Something made me think about those assumptions—the default settings in which we walk mindlessly through life.  If I like you, admire you, and want you to like me, I will likely give you an A automatically.  I am primed to see everything you do as golden.  If I dislike you, then I’m likely to judge any behavior of yours negatively.  Whatever default I automatically set for you, confirmation bias reinforces that original grade I gave you, the label I assigned. So, is the ‘grade’ we give someone (or any given group) simply based on our existing relationship with them?  What if we have no relationship, as with strangers?  I think we grade people then based on heuristics—mental shortcuts that may include stereotypes, prejudices, and other biases.  Consider the risks here, and the harm this can do to us all.

I also think the grades we give can be fluid.  I messaged New Friend that they depend on “so many things–intersecting variables—our baseline relationship, its context, the circumstances of any given encounter, our mind state at the time… So mindfulness, as it so often does, comes back to me over and over as the practice on which to center myself. If I’m present in the moment, I’m more likely to notice what grade I’m giving the other person, and to myself as well.”

Aaah, the grade(s) I give myself–my default self-beliefs and -talk!  Off the top of my head:
As parent: B, maybe B+ overall… but in my high stress moments, C-… Or maybe it varies between certain aspects of parenting?
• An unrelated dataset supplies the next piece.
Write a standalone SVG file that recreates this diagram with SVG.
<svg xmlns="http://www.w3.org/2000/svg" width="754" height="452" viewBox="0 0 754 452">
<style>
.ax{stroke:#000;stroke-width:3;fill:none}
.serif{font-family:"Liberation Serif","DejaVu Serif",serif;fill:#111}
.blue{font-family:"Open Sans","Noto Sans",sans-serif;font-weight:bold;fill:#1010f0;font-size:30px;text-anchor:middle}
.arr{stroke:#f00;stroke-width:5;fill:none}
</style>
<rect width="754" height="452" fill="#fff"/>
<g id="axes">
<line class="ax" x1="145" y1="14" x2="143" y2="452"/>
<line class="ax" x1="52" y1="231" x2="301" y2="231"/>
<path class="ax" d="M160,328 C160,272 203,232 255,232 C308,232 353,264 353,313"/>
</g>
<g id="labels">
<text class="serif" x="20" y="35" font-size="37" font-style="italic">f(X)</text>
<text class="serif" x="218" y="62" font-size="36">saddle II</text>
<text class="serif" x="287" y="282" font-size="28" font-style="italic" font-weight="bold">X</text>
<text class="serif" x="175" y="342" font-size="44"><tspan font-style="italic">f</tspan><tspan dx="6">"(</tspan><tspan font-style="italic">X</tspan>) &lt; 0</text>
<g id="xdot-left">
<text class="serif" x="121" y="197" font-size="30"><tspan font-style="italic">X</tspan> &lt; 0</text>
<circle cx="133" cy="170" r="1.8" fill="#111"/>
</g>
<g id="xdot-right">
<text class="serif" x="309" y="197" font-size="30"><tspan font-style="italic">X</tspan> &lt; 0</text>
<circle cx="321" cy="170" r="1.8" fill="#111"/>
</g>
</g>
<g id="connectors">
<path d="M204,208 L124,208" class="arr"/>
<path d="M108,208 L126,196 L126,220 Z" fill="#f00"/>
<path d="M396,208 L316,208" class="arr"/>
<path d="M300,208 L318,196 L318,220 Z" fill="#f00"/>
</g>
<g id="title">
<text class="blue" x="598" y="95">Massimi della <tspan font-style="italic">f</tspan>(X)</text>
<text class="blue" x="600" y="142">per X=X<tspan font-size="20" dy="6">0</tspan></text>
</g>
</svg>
I blame myself for many of the kids’ struggles–F! I have written that my greatest regrets in life are all relational; if I’m honest, they all occur in my closest relationships.  When I think of my ‘grade’, it’s a judgment.  And that is not the point of the practice.

The ‘grades’ we give, both to ourselves and others, are limbic, subconscious, automatic, and context driven.  But what do they really mean; how do they affect our relationships?  I think of them now as markers of possibility—ceilings of potential connection.  The letter ‘grade’ simply expresses concretely the abstract, insidious limitations we unconsciously put on one another’s potential as fellow humans.  It’s not that we go around actually assigning grades to people we know and meet.  ‘Giving the A’ is a mindfulness practice—an intentional way of being that honors maximal relational connection potential in and among all people, ourselves included.  So, when I think of myself as parent, giving myself an A does not mean I think I’m perfect or infallible.  It is not meant as a judgment of performance.  It means I give myself the grace to continually attend, assess, adjust, and show up by best; it holds loving space for my aspirational self to emerge and blossom, without pressure, obligation, or requirement.  I feel physical relief just realizing this distinction. 
Where do you need to give yourself an A?

Why practice Giving the A?  I do it to live in peace with myself and other humans–to see us as we all wish to be seen–with kindness, compassion, acceptance, and love.

When I give myself the A, I show up to you differently, and I’m more willing to give you the A. My energy is light, open, welcoming, inviting, accepting, validating, encouraging, and connecting.  When you feel that from me (and it is a feeling–intuitive, subconscious, non-rational), it affects how you show up to me, also.  It is both subtle and profound, incidental and transformative.  Our interaction and dynamic goes a certain way, any one of myriad possibilities, depending on what we each bring in the moment.  And it can change in a heartbeat–hard left, deep dive, instant bond or severance–if we’re not paying attention.  Maybe the hard times and disconnect happen more when we’re mindless, and the loving, connecting times when we are mindful?  Or maybe it’s just that we see the potholes coming and can navigate around them more easily in the latter.

Imagine if we saw one another as loving works in progress, every one of us, no matter what our circumstances, past experiences, and fears?   What if we held mutual possibility for all of us to step into our own full potential in any domain?  That’s a world I’d like to inhabit, and practicing Giving the A makes it a lot more likely.